Critics have long claimed that the decision has made it too difficult for public figures to sue for defamation. 

He noted that Justice Clarence Thomas had also called on the Supreme Court to revisit the landmark case two years ago, and had written that the decision was “masquerading as constitutional law.”

Silberman’s pent-up grievances were on full display in his 23-page dissent, as he wrote that within a “frighteningly orthodox media culture,” only Fox News, The New York Post and The Wall Street Journal’s editorial page are outside of the Democratic Party’s “ideological control.”

Former President George W. Bush chats with Senior Circuit Judge Laurence Silberman at the Oval Office of the White House, Washington, D.C., Jan. 26, 2001. (Photo by Robert D. Ward/ Department of Defense)

“Ideological homogeneity in the media—or in the channels of information distribution—risks repressing certain ideas from the public consciousness just as surely as if access were restricted by the government,” Silberman lamented.

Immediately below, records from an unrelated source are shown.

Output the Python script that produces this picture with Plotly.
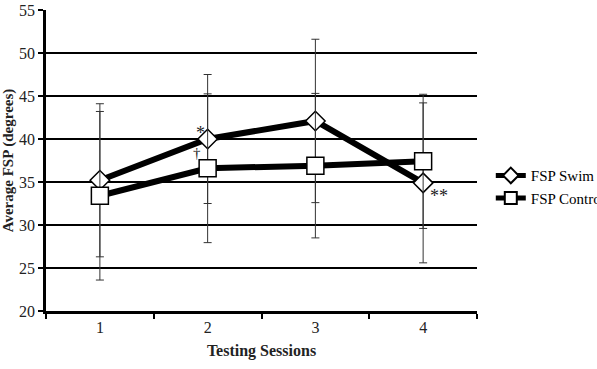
import plotly.graph_objects as go

sessions = ["1", "2", "3", "4"]
swim = [35.2, 40.0, 42.1, 34.9]
swim_err = [8.9, 7.5, 9.5, 9.3]
control = [33.4, 36.6, 36.9, 37.4]
control_err = [9.8, 8.65, 8.4, 7.8]
yticks = [20, 25, 30, 35, 40, 45, 50, 55]

FONT = "Liberation Serif, DejaVu Serif, serif"

fig = go.Figure()
fig.add_trace(go.Scatter(
    x=sessions, y=swim, name="FSP Swim", mode="lines+markers",
    line=dict(color="black", width=6),
    marker=dict(symbol="diamond", size=15, color="white", line=dict(color="black", width=1.5)),
    error_y=dict(type="data", array=swim_err, visible=True, color="#333333", thickness=1, width=4),
))
fig.add_trace(go.Scatter(
    x=sessions, y=control, name="FSP Control", mode="lines+markers",
    line=dict(color="black", width=6),
    marker=dict(symbol="square", size=17, color="white", line=dict(color="black", width=1.5)),
    error_y=dict(type="data", array=control_err, visible=True, color="#333333", thickness=1, width=4),
))

ann_font = dict(family=FONT, size=18, color="#222222")
# category indices: 1 -> session "2", 3 -> session "4"
fig.add_annotation(x=1, y=swim[1], text="*", showarrow=False, xshift=-7, yshift=6, font=ann_font)
fig.add_annotation(x=1, y=control[1], text="†", showarrow=False, xshift=-11, yshift=15, font=dict(family=FONT, size=15, color="#222222"))
fig.add_annotation(x=3, y=swim[3], text="**", showarrow=False, xshift=16, yshift=-13, font=ann_font)

fig.update_layout(
    width=597, height=369,
    margin=dict(l=46, r=120, t=10, b=58, autoexpand=False),
    paper_bgcolor="white", plot_bgcolor="white",
    font=dict(family=FONT, size=16, color="#222222"),
    showlegend=True,
    legend=dict(x=1.032, y=0.413, xanchor="left", yanchor="middle",
                font=dict(family=FONT, size=15, color="black"),
                itemsizing="constant",
                tracegroupgap=0, itemwidth=30, bgcolor="rgba(0,0,0,0)"),
)
fig.update_xaxes(
    type="category", range=[-0.5, 3.5], showgrid=False, showline=True, linecolor="black", linewidth=2.5,
    ticks="outside", tickson="boundaries", ticklen=5, tickwidth=2, tickcolor="black",
    title=dict(text="<b>Testing Sessions</b>", standoff=10, font=dict(family=FONT, size=16, color="#222222")),
)
fig.update_yaxes(
    range=[20, 55], tickvals=yticks, showgrid=True, gridcolor="black", gridwidth=2,
    showline=True, linecolor="black", linewidth=2.5, zeroline=False,
    ticks="outside", ticklen=5, tickwidth=2, tickcolor="black",
    title=dict(text="<b>Average FSP (degrees)</b>", standoff=2, font=dict(family=FONT, size=15, color="#222222")),
)

fig.write_html("out.html")
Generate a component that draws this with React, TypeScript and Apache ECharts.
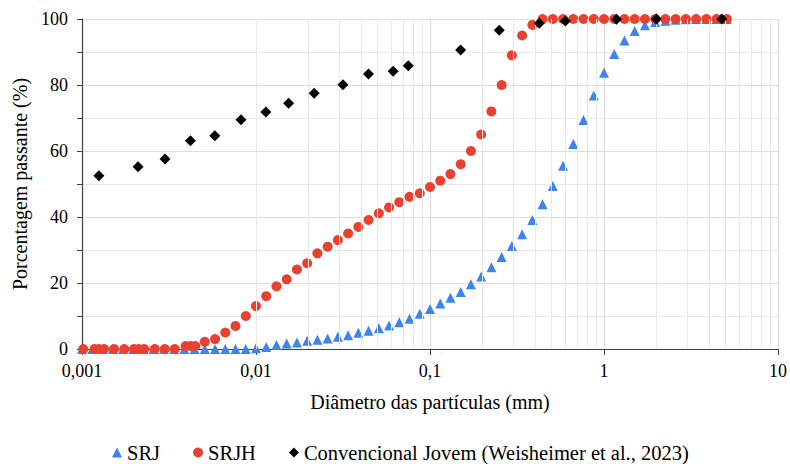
import React, { useEffect, useRef } from "react";
import * as echarts from "echarts";

// Particle diameters (mm) of the laser-diffraction grid (SRJ)
const srjX = [
  0.001, 0.001145, 0.001311, 0.001501, 0.001719, 0.001968, 0.002254, 0.002581, 0.002955, 0.003384,
  0.003875, 0.004437, 0.00508, 0.005817, 0.006661, 0.007627, 0.008733, 0.01, 0.01145, 0.01311,
  0.01501, 0.01719, 0.01968, 0.02254, 0.02581, 0.02955, 0.03384, 0.03875, 0.04437, 0.0508,
  0.05817, 0.06661, 0.07627, 0.08733, 0.1, 0.1145, 0.1311, 0.1501, 0.1719, 0.1968,
  0.2254, 0.2581, 0.2955, 0.3384, 0.3875, 0.4437, 0.508, 0.5817, 0.6661, 0.7627,
  0.8733, 1.0, 1.145, 1.311, 1.501, 1.719, 1.968, 2.254, 2.581, 2.955,
  3.384, 3.875, 4.437, 5.08,
];
const srjY = [
  0, 0, 0, 0, 0, 0, 0, 0, 0, 0,
  0, 0, 0, 0, 0, 0, 0, 0.2, 0.6, 1.2,
  1.7, 2.0, 2.5, 2.8, 3.2, 3.7, 4.2, 4.9, 5.5, 6.3,
  7.1, 8.1, 9.2, 10.7, 12.1, 13.8, 15.5, 17.3, 19.6, 22,
  24.8, 27.9, 31.2, 34.8, 39.1, 43.9, 49.4, 55.5, 62.1, 69.4,
  76.8, 83.7, 89.4, 93.5, 96.4, 98.1, 99.1, 99.5, 99.8, 99.9,
  100, 100, 100, 100,
];

const srjhX = [
  0.001017, 0.00118, 0.00125, 0.00134, 0.00153, 0.00175, 0.00199, 0.00212, 0.00228, 0.00262,
  0.00299, 0.00341, 0.00394, 0.00421, 0.00448, 0.00508, 0.005817, 0.006661, 0.007627, 0.008733,
  0.01, 0.01145, 0.01311, 0.01501, 0.01719, 0.01968, 0.02254, 0.02581, 0.02955, 0.03384,
  0.03875, 0.04437, 0.0508, 0.05817, 0.06661, 0.07627, 0.08733, 0.1, 0.1145, 0.1311,
  0.1501, 0.1719, 0.1968, 0.2254, 0.2581, 0.2955, 0.3384, 0.3875, 0.4437, 0.508,
  0.5817, 0.6661, 0.7627, 0.8733, 1.0, 1.145, 1.311, 1.501, 1.719, 1.968,
  2.254, 2.581, 2.955, 3.384, 3.875, 4.437, 5.08,
];
const srjhY = [
  0, 0, 0, 0, 0, 0, 0, 0, 0, 0,
  0, 0, 0.9, 0.9, 0.9, 2.2, 3, 5, 7, 10,
  13, 16, 19, 21.1, 24.1, 26, 29, 31, 33, 35,
  37, 39.1, 41.1, 42.9, 44.5, 46.1, 47.2, 49.1, 51, 53,
  56, 60, 65, 72, 80, 89, 95, 98.2, 100, 100,
  100, 100, 100, 100, 100, 100, 100, 100, 100, 100,
  100, 100, 100, 100, 100, 100, 100,
];

const convX = [
  0.00125, 0.0021, 0.003, 0.0042, 0.0058, 0.0082, 0.0114, 0.0154, 0.0216, 0.0316,
  0.0443, 0.0614, 0.075, 0.15, 0.25, 0.425, 0.6, 1.18, 2.0, 4.75,
];
const convY = [
  52.5, 55.2, 57.6, 63.1, 64.6, 69.5, 71.8, 74.5, 77.5, 80.1,
  83.3, 84.2, 85.8, 90.6, 96.6, 98.7, 99.4, 99.9, 100, 100,
];

const minorXTicks = [
  0.002, 0.003, 0.004, 0.005, 0.006, 0.007, 0.008, 0.009,
  0.02, 0.03, 0.04, 0.05, 0.06, 0.07, 0.08, 0.09,
  0.2, 0.3, 0.4, 0.5, 0.6, 0.7, 0.8, 0.9,
  2, 3, 4, 5, 6, 7, 8, 9,
];

const seriesNames = ["SRJ", "SRJH", "Convencional Jovem (Weisheimer et al., 2023)"];

const FONT = "Liberation Serif";

export default function App() {
  const ref = useRef<HTMLDivElement>(null);

  useEffect(() => {
    if (!ref.current) return;
    const chart = echarts.init(ref.current, null, { renderer: "svg" });
    const pairs = (xs: number[], ys: number[]) => xs.map((x, i) => [x, ys[i]]);

    chart.setOption({
      animation: false,
      backgroundColor: "#ffffff",
      textStyle: { fontFamily: FONT, color: "#000" },
      grid: { left: 82, right: 10, top: 19, bottom: 115, containLabel: false },
      legend: {
        data: [
          { name: seriesNames[0], icon: "triangle" },
          { name: seriesNames[1], icon: "circle" },
          { name: seriesNames[2], icon: "diamond" },
        ],
        left: 107,
        top: 437,
        itemWidth: 10,
        itemHeight: 10,
        itemGap: 33,
        textStyle: { fontFamily: FONT, fontSize: 20.5, color: "#000" },
      },
      xAxis: {
        type: "log",
        logBase: 10,
        min: 0.001,
        max: 10,
        name: "Diâmetro das partículas (mm)",
        nameLocation: "middle",
        nameGap: 43,
        nameTextStyle: { fontFamily: FONT, fontSize: 20, color: "#000" },
        axisLine: { show: true, lineStyle: { color: "#404040", width: 1.2 } },
        axisTick: { show: true, length: 6, lineStyle: { color: "#404040" } },
        axisLabel: {
          fontFamily: FONT,
          fontSize: 18,
          color: "#000",
          margin: 13,
          formatter: (v: number) => String(Number(v.toPrecision(3))).replace(".", ","),
        },
        splitLine: { show: true, lineStyle: { color: "#d9d9d9", width: 1 } },
      },
      yAxis: {
        type: "value",
        min: 0,
        max: 100,
        interval: 20,
        name: "Porcentagem passante (%)",
        nameLocation: "middle",
        nameGap: 50,
        nameTextStyle: { fontFamily: FONT, fontSize: 20, color: "#000" },
        axisLine: { show: true, lineStyle: { color: "#404040", width: 1.2 } },
        axisTick: { show: true, length: 5, lineStyle: { color: "#404040" } },
        minorTick: { show: true, splitNumber: 2, length: 5, lineStyle: { color: "#404040" } },
        axisLabel: { fontFamily: FONT, fontSize: 18, color: "#000", margin: 14 },
        splitLine: { show: true, lineStyle: { color: "#dedede", width: 1 } },
        minorSplitLine: { show: true, lineStyle: { color: "#e8e8e8", width: 1 } },
      },
      series: [
        {
          name: "minor-grid",
          type: "scatter",
          data: [],
          z: 1,
          silent: true,
          markLine: {
            silent: true,
            symbol: "none",
            label: { show: false },
            lineStyle: { color: "#e8e8e8", width: 1, type: "solid" },
            data: minorXTicks.map((v) => ({ xAxis: v })),
          },
        },
        {
          name: seriesNames[0],
          type: "scatter",
          symbol: "triangle",
          symbolSize: 10,
          itemStyle: { color: "#3f84ec", opacity: 1 },
          data: pairs(srjX, srjY),
          z: 3,
        },
        {
          name: seriesNames[1],
          type: "scatter",
          symbol: "circle",
          symbolSize: 10,
          itemStyle: { color: "#e8412f", opacity: 1 },
          data: pairs(srjhX, srjhY),
          z: 4,
        },
        {
          name: seriesNames[2],
          type: "scatter",
          symbol: "diamond",
          symbolSize: 11,
          itemStyle: { color: "#000000", opacity: 1 },
          data: pairs(convX, convY),
          z: 5,
        },
      ],
    });

    return () => chart.dispose();
  }, []);

  return (
    <div
      ref={ref}
      style={{ position: "fixed", left: 0, top: 0, width: 790, height: 464, background: "#fff" }}
    />
  );
}
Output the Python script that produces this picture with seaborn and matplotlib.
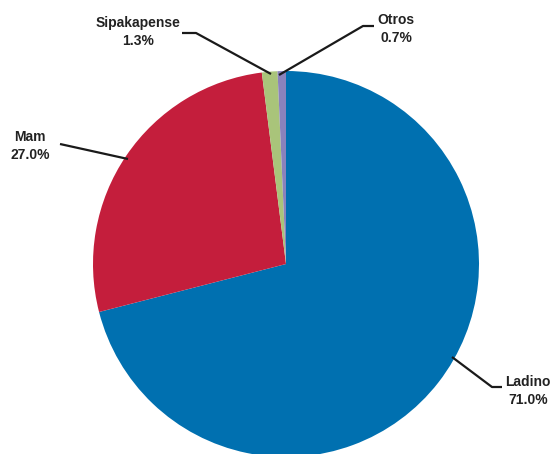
import matplotlib
matplotlib.use("Agg")
import matplotlib.pyplot as plt
import seaborn as sns

# Population share by ethnic group
groups = ["Ladino", "Mam", "Sipakapense", "Otros"]
shares = [71.0, 27.0, 1.3, 0.7]
colors = ["#0070B0", "#C41E3C", "#A9C47A", "#8A82BC"]

sns.set_theme(style="white")
plt.rcParams["font.family"] = ["Liberation Sans", "DejaVu Sans"]

W, H = 553, 454
fig = plt.figure(figsize=(W / 100, H / 100), dpi=100)
ax = fig.add_axes([0, 0, 1, 1])

cx, cy, R = 286, H - 264, 193
ax.pie(shares, colors=colors, startangle=90, counterclock=False,
       center=(cx, cy), radius=R, frame=True,
       wedgeprops=dict(linewidth=0))
ax.set_xlim(0, W)
ax.set_ylim(0, H)
ax.set_aspect("equal")
ax.axis("off")

# leader lines: anchor on the pie edge, elbow, end; label centre
leaders = {
    "Ladino":      [(452, 357), (492, 387), (502, 387), (528, 391)],
    "Mam":         [(128, 159), (60, 144), (60, 144), (30, 146)],
    "Sipakapense": [(271, 74), (196, 33), (182, 33), (138, 32)],
    "Otros":       [(279, 75), (363, 26), (374, 26), (396, 29)],
}

for name, val in zip(groups, shares):
    a, b, c, lab = leaders[name]
    xs = [a[0], b[0], c[0]]
    ys = [H - a[1], H - b[1], H - c[1]]
    ax.plot(xs, ys, color="#1a1a1a", lw=1.6, solid_capstyle="butt")
    ax.text(lab[0], H - lab[1], f"{name}\n{val:.1f}%", ha="center", va="center",
            fontsize=10, fontweight="bold", color="#222222", linespacing=1.35)

fig.savefig("out.png", dpi=100)
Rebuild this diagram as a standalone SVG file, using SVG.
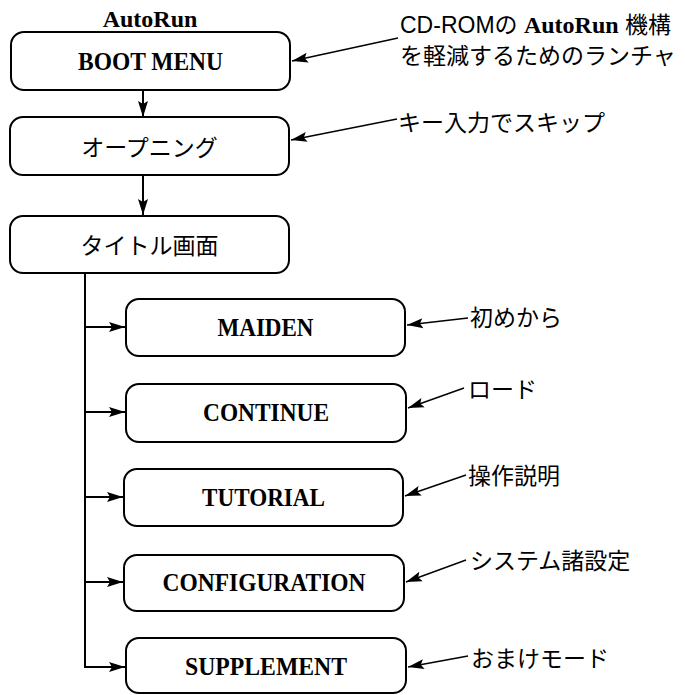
<svg xmlns="http://www.w3.org/2000/svg" width="685" height="695" viewBox="0 0 685 695">
<style>
.box{fill:#fff;stroke:#000;stroke-width:2}
.lbl{font-family:"Liberation Serif","Times New Roman",serif;font-weight:bold;font-size:25.5px;text-anchor:middle;fill:#000}
.jlbl{font-family:"Liberation Sans","Noto Sans CJK JP",sans-serif;font-size:23px;text-anchor:middle;fill:#000}
.note{font-family:"Liberation Sans","Noto Sans CJK JP",sans-serif;font-size:23px;fill:#000}
.ser{font-family:"Liberation Serif","Times New Roman",serif;font-weight:bold}
.conn{fill:none;stroke:#000;stroke-width:2}
.ann{fill:none;stroke:#000;stroke-width:1.4}
</style>
<defs>
<marker id="ah" markerUnits="userSpaceOnUse" markerWidth="18" markerHeight="12" viewBox="0 -6 18 12" refX="16" refY="0" orient="auto">
<path d="M0,-5 L16,0 L0,5 L3,0 z" fill="#000"/>
</marker>
</defs>
<text class="ser" x="150" y="27" font-size="24" text-anchor="middle">AutoRun</text>
<g id="boot"><rect class="box" x="11" y="32" width="279" height="58" rx="13"/><text class="lbl" x="150.5" y="70" textLength="145" lengthAdjust="spacingAndGlyphs">BOOT MENU</text></g>
<g id="opening"><rect class="box" x="10" y="117" width="279" height="58" rx="13"/><text class="jlbl" x="149.5" y="156">オープニング</text></g>
<g id="title"><rect class="box" x="10" y="216" width="279" height="57" rx="13"/><text class="jlbl" x="149.5" y="254">タイトル画面</text></g>
<g id="maiden"><rect class="box" x="126" y="299" width="279" height="57" rx="13"/><text class="lbl" x="265.5" y="336" textLength="96" lengthAdjust="spacingAndGlyphs">MAIDEN</text></g>
<g id="continue"><rect class="box" x="126" y="384" width="280" height="58" rx="13"/><text class="lbl" x="266" y="421" textLength="126" lengthAdjust="spacingAndGlyphs">CONTINUE</text></g>
<g id="tutorial"><rect class="box" x="124" y="469" width="279" height="57" rx="13"/><text class="lbl" x="263.5" y="506" textLength="123" lengthAdjust="spacingAndGlyphs">TUTORIAL</text></g>
<g id="config"><rect class="box" x="124" y="555" width="280" height="56" rx="13"/><text class="lbl" x="264" y="591" textLength="203" lengthAdjust="spacingAndGlyphs">CONFIGURATION</text></g>
<g id="supplement"><rect class="box" x="126" y="638" width="280" height="55" rx="13"/><text class="lbl" x="266" y="675" textLength="162" lengthAdjust="spacingAndGlyphs">SUPPLEMENT</text></g>
<g id="notes">
<text class="note" x="400" y="33">CD-ROMの <tspan class="ser" font-size="24">AutoRun</tspan> 機構</text>
<text class="note" x="400" y="64">を軽減するためのランチャ</text>
<text class="note" x="398" y="131">キー入力でスキップ</text>
<text class="note" x="470" y="326">初めから</text>
<text class="note" x="468" y="398">ロード</text>
<text class="note" x="468" y="484">操作説明</text>
<text class="note" x="470" y="569">システム諸設定</text>
<text class="note" x="471" y="667">おまけモード</text>
</g>
<g id="connectors">
<line class="conn" x1="143" y1="90" x2="143" y2="117" marker-end="url(#ah)"/>
<line class="conn" x1="143" y1="175" x2="143" y2="215" marker-end="url(#ah)"/>
<path class="conn" d="M85,273 V667 H125" marker-end="url(#ah)"/>
<line class="conn" x1="85" y1="327" x2="125" y2="327" marker-end="url(#ah)"/>
<line class="conn" x1="85" y1="412" x2="125" y2="412" marker-end="url(#ah)"/>
<line class="conn" x1="85" y1="497" x2="123" y2="497" marker-end="url(#ah)"/>
<line class="conn" x1="85" y1="582" x2="123" y2="582" marker-end="url(#ah)"/>
<line class="ann" x1="398" y1="38" x2="292" y2="61" marker-end="url(#ah)"/>
<line class="ann" x1="397" y1="119" x2="291" y2="140" marker-end="url(#ah)"/>
<line class="ann" x1="468" y1="318" x2="407" y2="325" marker-end="url(#ah)"/>
<line class="ann" x1="464" y1="388" x2="408" y2="408" marker-end="url(#ah)"/>
<line class="ann" x1="466" y1="475" x2="405" y2="496" marker-end="url(#ah)"/>
<line class="ann" x1="466" y1="560" x2="406" y2="582" marker-end="url(#ah)"/>
<line class="ann" x1="468" y1="656" x2="408" y2="667" marker-end="url(#ah)"/>
</g>
</svg>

Silberman also launched into an attack on Silicon Valley, which he says censors Republican viewpoints. The judge wrote that although he doesn’t take a position on the legality of social media’s censorship — as the companies are private and not subject to the First Amendment — he believes that the First Amendment is not an adequate excuse for bias. 

“Repression of political speech by large institutions with market power therefore is — I say this advisedly — fundamentally un-American,” Silberman wrote. “As one who lived through the McCarthy era, it is hard to fathom how honorable men and women can support such actions.”

He ended with a call for caution: “The first step taken by any potential authoritarian or dictatorial regime is to gain control of communications, particularly the delivery of news.”

Circuit Judge Sri Srinivasan, a Barack Obama appointee, rounded out the panel.